The company said it brought its AI-powered product, Dash for Business, to market and restructured its core business to be even more efficient.’
Dropbox, Inc. (DBX) shares plunged over 9% in Thursday’s after-hours session after the content collaboration platform provider provided below-consensus forward guidance and reported tepid user metrics. The fiscal year 2025 fourth-quarter results, however, came in above estimates.
The San Francisco, California-based company’s key financial metrics are as follows:
- Adjusted earnings per share (EPS): $0.73 Vs. $0.50 Last year and $0.62 Finchat-compiled consensus estimate
- Revenue: $643.6 million, up 14% from last year’s $635 million, the consensus of $638.61 million and the guidance of $637 million to $640 million.

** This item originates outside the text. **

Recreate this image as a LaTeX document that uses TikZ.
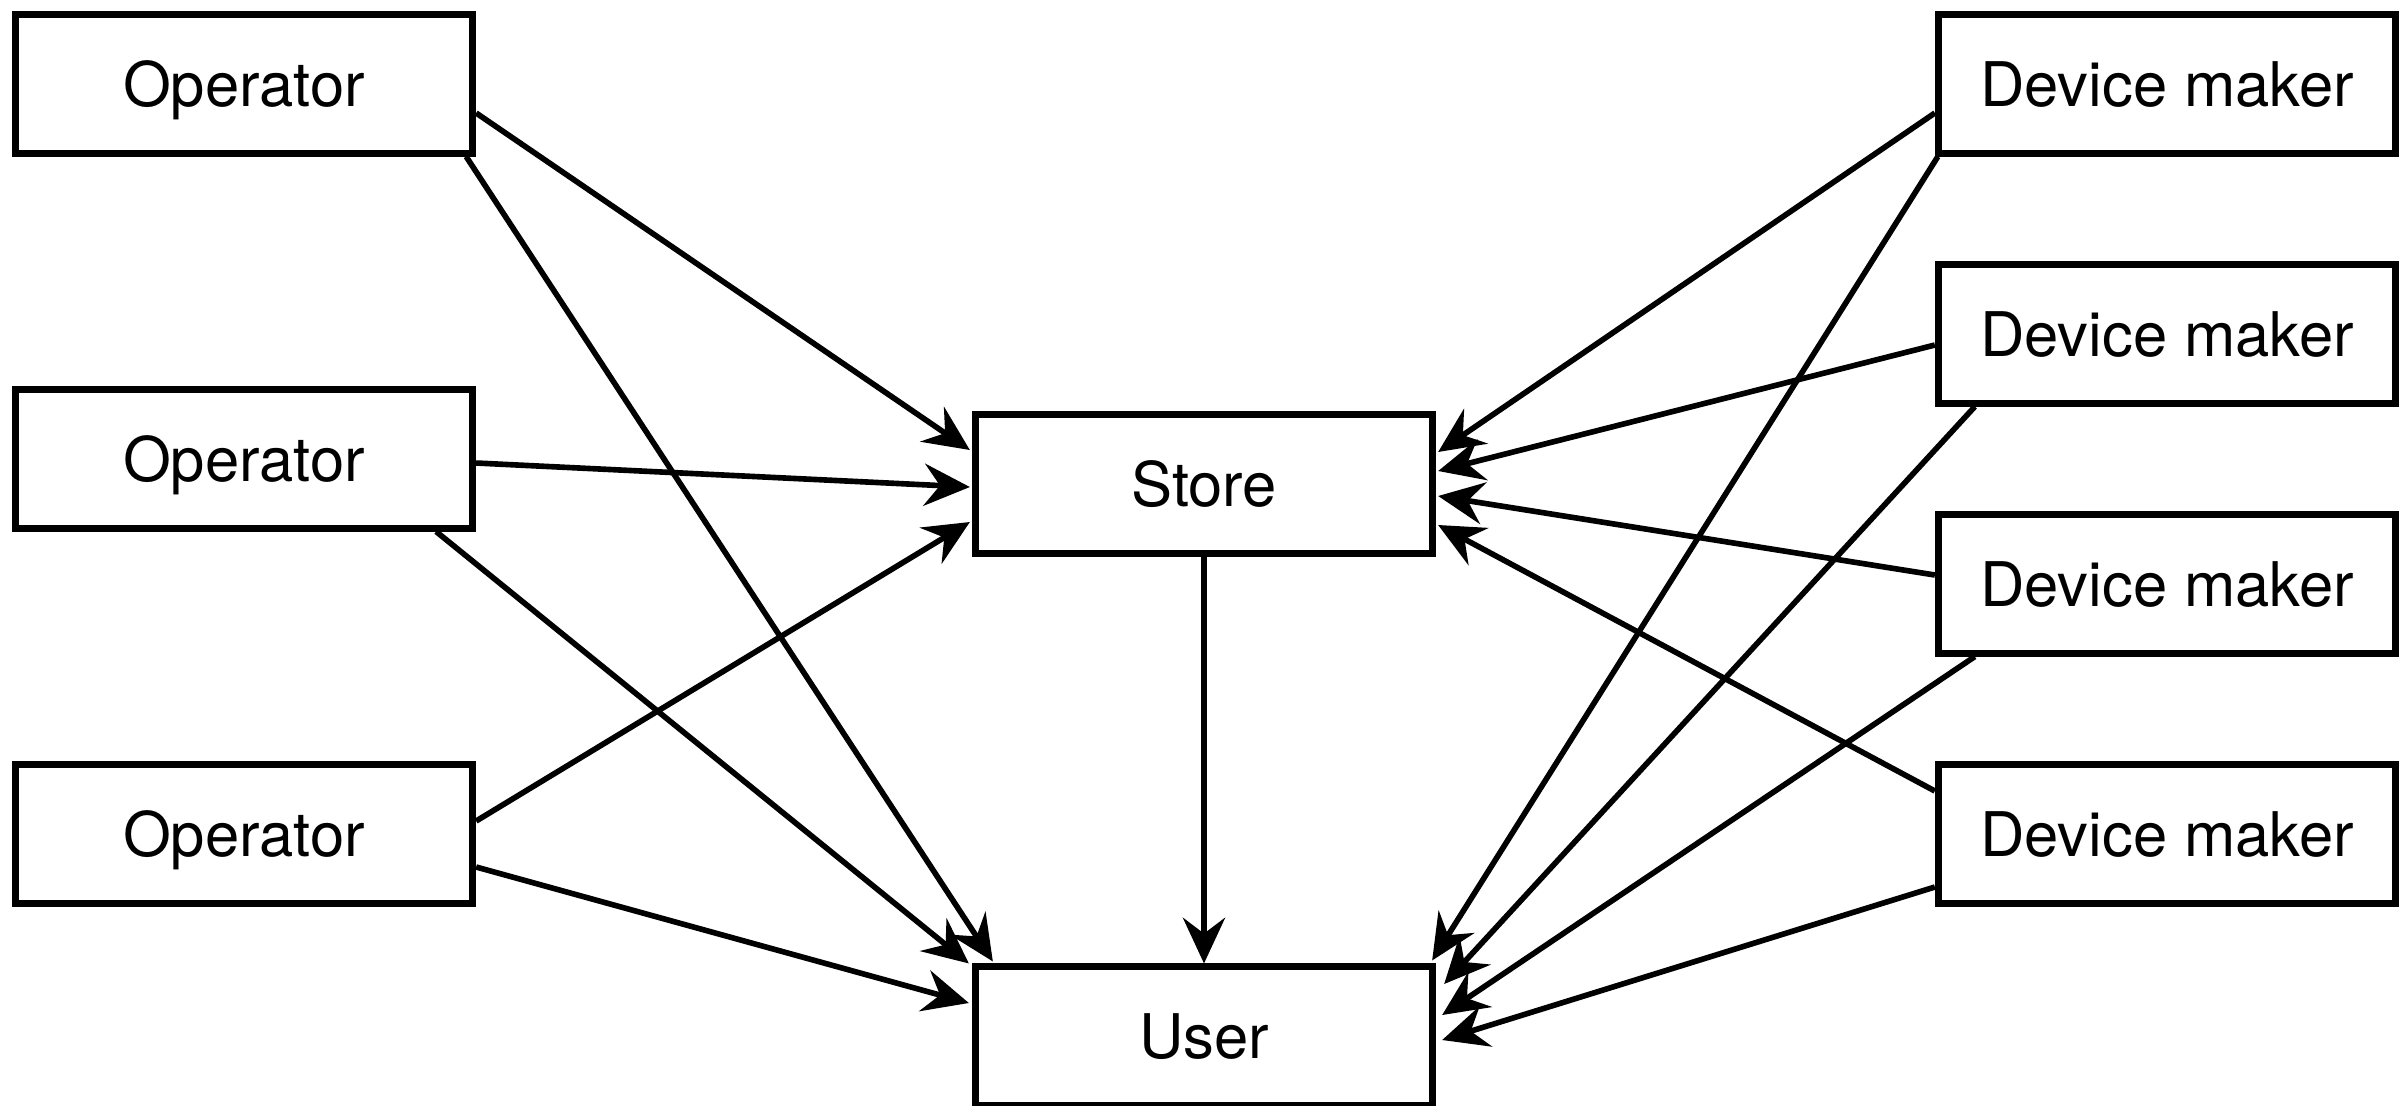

Among operational metrics, annual recurring revenue (ARR) rose 2% year over year (YoY) to $2.574 billion, roughly in line with the third quarter’s growth. The average revenue per paying user was $14.06, up from $138.83 in the year-ago quarter.
At the end of the quarter, the number of paying users was 18.22 million, which was flat with the third quarter.
The adjusted operating margin expanded YoY to 36.9% from 32.2%.
Co-founder and CEO Drew Houston said, “We delivered solid results in 2024 and made a lot of progress bringing our [artificial intelligence] AI-powered product, Dash for Business, to market and restructuring our core business to be even more efficient.’’
He noted that early feedback from its Dash users was encouraging.
Dropbox guided first-quarter revenue in the range of $618 million to $621 million and adjusted operating margin of about 38.5%. It expects full-year revenue of $2.465 billion to $2.480 billion and an adjusted operating margin of 37.5%-38%.
The quarterly and annual revenue guidance trailed the Street estimates of $630.44 million and $2.554 billion.
On Stocktwits, retail sentiment toward Dropbox stock plummeted to ‘extremely bearish’ (2/100), marking the lowest level in over a year, from the ‘bearish’ mood that prevailed a day ago. The message volume stayed ‘extremely high.’

A retail watcher called the earnings call “horrific,” with the management announcing cuts across its business.
Another user geared for extended sell-off over the next one to two weeks.
Dropbox stock has gained 6.1% so far this year.